Gynoid lipodystrophy, known colloquially as cellulite, is the orange peel-type or cottage cheese-like dimpling of the skin on the thighs and tushes of the majority of women. Since it basically results from excess fat storage, attention has turned to spermine and spermidine as potential culprits, since a study found that rubbing a spermine-trapping molecule on one’s thighs apparently results in a significant drop in thigh volume, circumference, and cellulite scores.

Spermine was first discovered in human semen back in the 1600s, but only recently quantified in food. The top sources in the American diet were found to be ground meat and lunch meat such as ham, turkey, bologna and salami; green peas, which are also the primary source of spermidine; and cheese such as American and cheddar. So would eating some cheesey peesey meat casserole make cellulite worse? It’s never been tested, but if it did, that could be one of the mechanisms.

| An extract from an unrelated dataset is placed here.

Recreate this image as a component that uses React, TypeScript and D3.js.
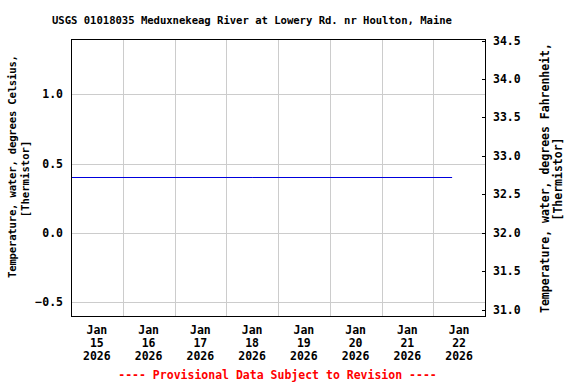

The reason the food study was funded by the National Cancer Institute is because of a concern that this whole class of compounds may increase cancer risk. For example, polyamine intake was recently associated with increased risk of colorectal polyps.
The other cellulite theory has to do with the hormone adiponectin. If you biopsy the fat in the gluteal region of women with and without cellulite, there seems to be less adiponectin expression in the cellulitic butt fat, so maybe adiponectin is protective. How do you keep adiponectin levels from dropping? Don’t eat a sausage and egg breakfast, which a study showed can lead to a drop in levels within hours (compared to a vegetarian meal). Additionally, switching to a vegetarian diet appears to increase adiponectin levels 19 percent.
A meat-free, egg-free diet of vegetables, grains, beans, fruits, and nuts with animal products limited to a maximum of one portion of low fat yogurt a day was compared to the conventional diabetic diet.
Though all study participants in both groups were made to eat the same number of calories, the vegetable-heavy group lost more weight, lost more waist, lost more cholesterol, more subQ fat, and more belly fat. The subcutaneous fat is what makes up cellulite, so a plant-based diet could potentially decrease cellulite, but we won’t know for sure until it’s experimentally tested directly.